Figure scripts =>
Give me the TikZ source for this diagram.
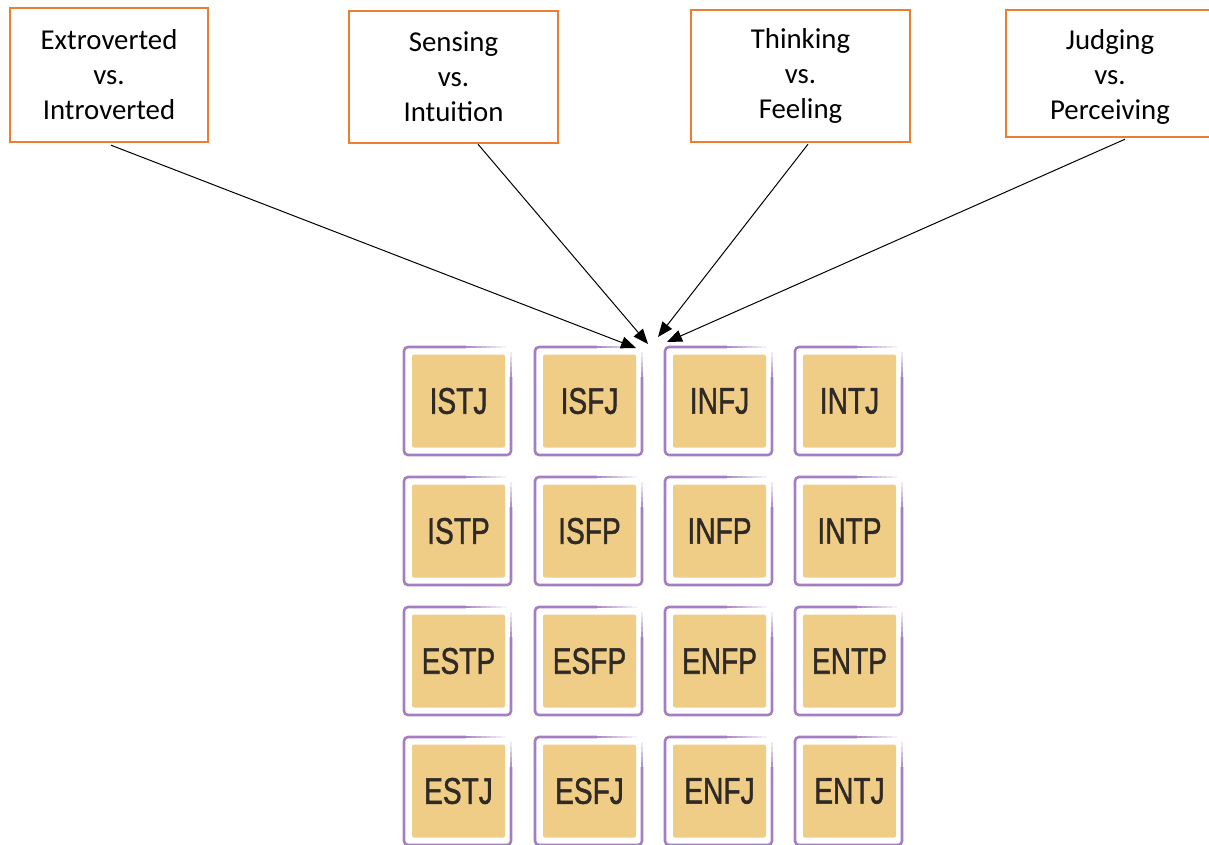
\documentclass[tikz,border=0pt]{standalone}
\usepackage{fontspec}
\setmainfont{Carlito}
\newfontfamily\tilefont[FakeBold=1.4]{Liberation Sans}
\usetikzlibrary{arrows.meta,calc}

\definecolor{boxorange}{HTML}{ED7D31}
\definecolor{tilegold}{HTML}{EFCD86}
\definecolor{tilepurple}{HTML}{A47EC3}
\definecolor{tiletext}{HTML}{2F2A26}

\tikzset{
  dimtext/.style={align=center, inner sep=0pt, font=\fontsize{28.8}{35}\selectfont},
  dimbox/.style={dimtext, draw=boxorange, line width=2.4pt, fill=white},
  goldsq/.style={fill=tilegold, rounded corners=2pt, minimum size=93pt,
    inner sep=0pt, text=tiletext, font=\tilefont\fontsize{37}{37}\selectfont},
  tileframe/.style={draw=tilepurple, line width=2.6pt},
  conn/.style={-{Triangle[length=15pt,width=12pt]}, line width=1pt, black},
}

% one type tile: gold square with its purple frame fading out at the top right
\newcommand\mbtile[4]{%
  \node[goldsq] (#1) at (#2,#3) {\scalebox{0.76}[1]{#4}};
  \pgfmathsetmacro\fl{#2-54.5}\pgfmathsetmacro\fr{#2+52.5}%
  \pgfmathsetmacro\ft{#3-54}\pgfmathsetmacro\fb{#3+54}%
  \draw[tileframe, rounded corners=4pt]
    (\fl+62,\ft) -- (\fl,\ft) -- (\fl,\fb) -- (\fr,\fb) -- (\fr,\ft+30);
  \foreach \k [evaluate=\k as \op using {1-(\k+1)/9}] in {0,...,7}
    \draw[tileframe, draw opacity=\op] (\fl+62+\k*5,\ft) -- (\fl+62+\k*5+5,\ft);
  \foreach \k [evaluate=\k as \op using {1-(\k+1)/6}] in {0,...,4}
    \draw[tileframe, draw opacity=\op] (\fr,\ft+30-\k*5) -- (\fr,\ft+25-\k*5);
}

\begin{document}
\begin{tikzpicture}[x=1pt,y=-1pt]
\useasboundingbox (0,0) rectangle (1209,844);

% the four dimensions
\node[dimbox, minimum width=198pt, minimum height=134pt] (ei) at (109,75)
  {Extroverted\\vs.\\Introverted};
\node[dimbox, minimum width=209pt, minimum height=132pt] (sn) at (453.5,77)
  {Sensing\\vs.\\Intuition};
\node[dimbox, minimum width=219pt, minimum height=132pt] (tf) at (800.5,76)
  {Thinking\\vs.\\Feeling};
\node[dimbox, minimum width=208pt, minimum height=127pt] (jp) at (1110,73.5) {};
\node[dimtext] (jplabel) at ($(jp.center)+(0,3.5)$)
  {Judging\\vs.\\Perceiving};

% the sixteen types
\mbtile{istj}{458.5}{401}{ISTJ}
\mbtile{isfj}{589.5}{401}{ISFJ}
\mbtile{infj}{719.5}{401}{INFJ}
\mbtile{intj}{849.5}{401}{INTJ}
\mbtile{istp}{458.5}{531}{ISTP}
\mbtile{isfp}{589.5}{531}{ISFP}
\mbtile{infp}{719.5}{531}{INFP}
\mbtile{intp}{849.5}{531}{INTP}
\mbtile{estp}{458.5}{661}{ESTP}
\mbtile{esfp}{589.5}{661}{ESFP}
\mbtile{enfp}{719.5}{661}{ENFP}
\mbtile{entp}{849.5}{661}{ENTP}
\mbtile{estj}{458.5}{791}{ESTJ}
\mbtile{esfj}{589.5}{791}{ESFJ}
\mbtile{enfj}{719.5}{791}{ENFJ}
\mbtile{entj}{849.5}{791}{ENTJ}

% arrows converging above the grid
\coordinate (h1) at (636,348);
\coordinate (h2) at (648,344);
\coordinate (h3) at (658,337);
\coordinate (h4) at (667,342);
\draw[conn] ($(ei.south)+(2,2)$) -- (h1);
\draw[conn] ($(sn.south)+(24.5,0)$) -- (h2);
\draw[conn] ($(tf.south)+(7.5,1)$) -- (h3);
\draw[conn] ($(jp.south)+(15,1)$) -- (h4);
\end{tikzpicture}
\end{document}
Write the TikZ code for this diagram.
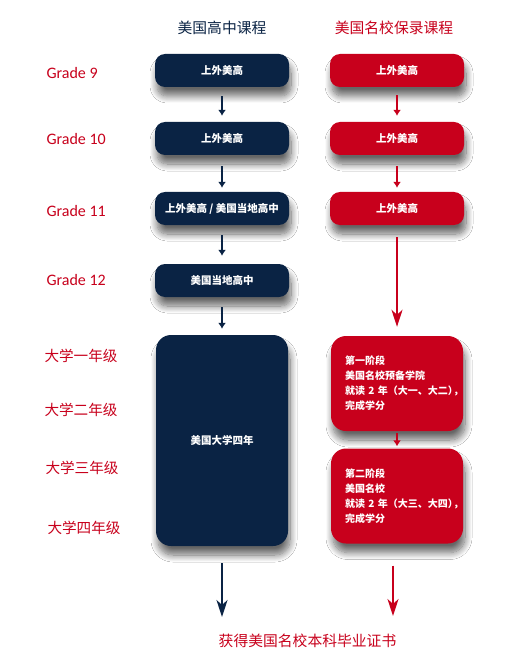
\documentclass[tikz,border=0pt]{standalone}
\usepackage{fontspec}
\newfontfamily\cjk{Noto Sans CJK SC}
\newfontfamily\gradefont{Carlito}
\usetikzlibrary{
  arrows.meta,
  shadows.blur
}
\definecolor{navy}{RGB}{10,35,68}
\definecolor{schoolred}{RGB}{200,0,28}
\tikzset{
  % For all boxes.  A soft shadow sits below each of them.
  box/.style={
    rounded corners=10pt,
    minimum width=134pt,
    minimum height=33pt,
    inner sep=0pt,
    text=white,
    font={\cjk\bfseries\fontsize{10.5}{15}\selectfont},
    blur shadow={shadow xshift=2pt,
                 shadow yshift=-9pt,
                 shadow blur radius=7pt,
                 shadow blur steps=12,
                 shadow opacity=60}},
%
  % For the high school column.
  navy box/.style={
    box,
    fill=navy},
%
  % For the guaranteed admission column.
  red box/.style={
    box,
    fill=schoolred},
%
  % For the tall boxes.
  tall box/.style={
    rounded corners=15pt,
    minimum width=132pt},
%
  % For the two stage boxes, text starts at the left.
  stage box/.style={
    red box,
    tall box,
    minimum height=95pt,
    text width=104pt,
    inner xsep=14pt,
    align=left,
    font={\cjk\bfseries\fontsize{10}{15}\selectfont}},
%
  % For the short arrows between boxes.
  short arrow/.style={
    line width=1.5pt,
    -{Latex[length=6pt,width=8pt]}},
%
  % For the long arrows.
  long arrow/.style={
    line width=2pt,
    -{Stealth[length=17pt,width=11pt,inset=5pt]}},
%
  % For column titles and the final line.
  header/.style={
    font={\cjk\fontsize{14.8}{16}\selectfont}},
%
  % For the grades on the left.
  grade label/.style={
    anchor=west,
    text=schoolred,
    font={\gradefont\fontsize{16}{18}\selectfont}},
%
  % For the college years on the left.
  year label/.style={
    anchor=west,
    text=schoolred,
    font={\cjk\fontsize{14.6}{16}\selectfont}}
}

\begin{document}
\begin{tikzpicture}[x=1pt,y=-1pt]
  \useasboundingbox[fill=white] (0,0) rectangle (529,652);

  \node[header, text=navy] (hsHead) at (222,28) {美国高中课程};
  \node[header, text=schoolred] (msHead) at (394,28) {美国名校保录课程};

  \foreach \grade/\yy in {9/73, 10/139, 11/211, 12/280}
    \node[grade label] (grade\grade) at (43,\yy) {Grade \grade};

  \foreach \name/\xx/\yy [count=\i] in {一/41/356, 二/41/410,
                                        三/42/468, 四/44/528}
    \node[year label] (year\i) at (\xx,\yy) {大学\name 年级};

  % High school column.
  \node[navy box] (hs1) at (222,70.5) {上外美高};
  \node[navy box] (hs2) at (222,138.5) {上外美高};
  \node[navy box] (hs3) at (222,208.5) {上外美高 / 美国当地高中};
  \node[navy box] (hs4) at (222,280.5) {美国当地高中};
  \node[navy box, tall box,
        minimum height=211pt] (univ) at (222,440.5) {美国大学四年};

  % Guaranteed admission column.
  \node[red box] (ms1) at (397,70.5) {上外美高};
  \node[red box] (ms2) at (397,138.5) {上外美高};
  \node[red box] (ms3) at (397,208.5) {上外美高};
  \node[stage box] (stage1) at (397,383.5)
    {第一阶段\\美国名校预备学院\\就读~2~年（大一、大二）\kern-0.45em，\\完成学分};
  \node[stage box] (stage2) at (397,496)
    {第二阶段\\美国名校\\就读~2~年（大三、大四）\kern-0.45em，\\完成学分};

  \coordinate (hsEnd) at (222,617);
  \coordinate (msEnd) at (393,616);

  \draw[short arrow, navy, shorten <=9pt, shorten >=6pt] (hs1) -- (hs2);
  \draw[short arrow, navy, shorten <=11pt, shorten >=4pt] (hs2) -- (hs3);
  \draw[short arrow, navy, shorten <=10pt, shorten >=8pt] (hs3) -- (hs4);
  \draw[short arrow, navy, shorten <=10pt, shorten >=6pt] (hs4) -- (univ);
  \draw[long arrow, navy, shorten <=17pt] (univ) -- (hsEnd);

  \draw[short arrow, schoolred, shorten <=8pt, shorten >=6pt] (ms1) -- (ms2);
  \draw[short arrow, schoolred, shorten <=11pt, shorten >=4pt] (ms2) -- (ms3);
  \draw[long arrow, schoolred, shorten <=12pt, shorten >=9pt] (ms3) -- (stage1);
  \draw[short arrow, schoolred, shorten <=2pt, shorten >=2pt] (stage1) -- (stage2);
  \draw[long arrow, schoolred, shorten <=22pt] (stage2.south -| msEnd) -- (msEnd);

  \node[header, text=schoolred] (diploma) at (307.5,641) {获得美国名校本科毕业证书};
\end{tikzpicture}
\end{document}
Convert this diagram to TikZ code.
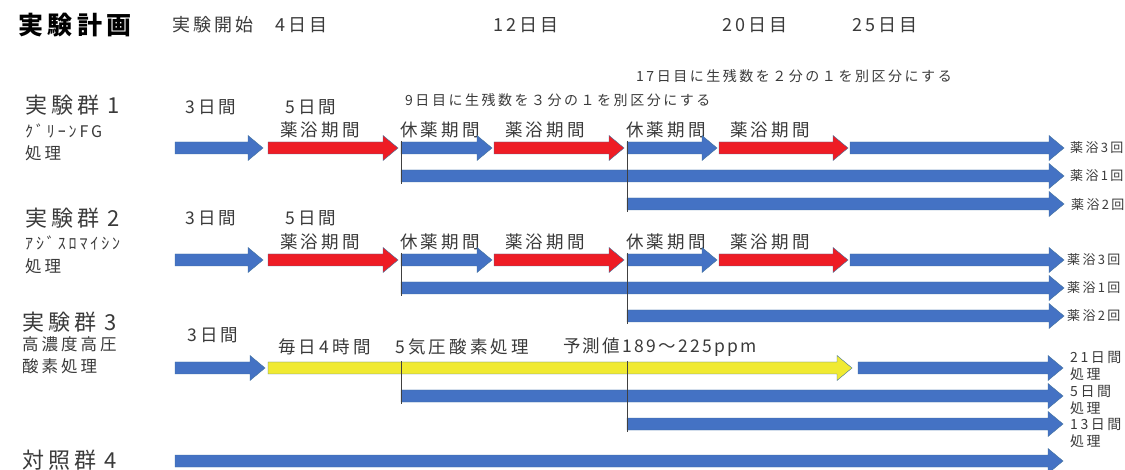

INSTRUCTIONS FOR THE TASK => Pick out every line with the string "this" and copy it.

OUTPUT OF THE TASK =>
Give me the TikZ source for this diagram.
Write the TikZ code for this diagram.
Convert this diagram to TikZ code.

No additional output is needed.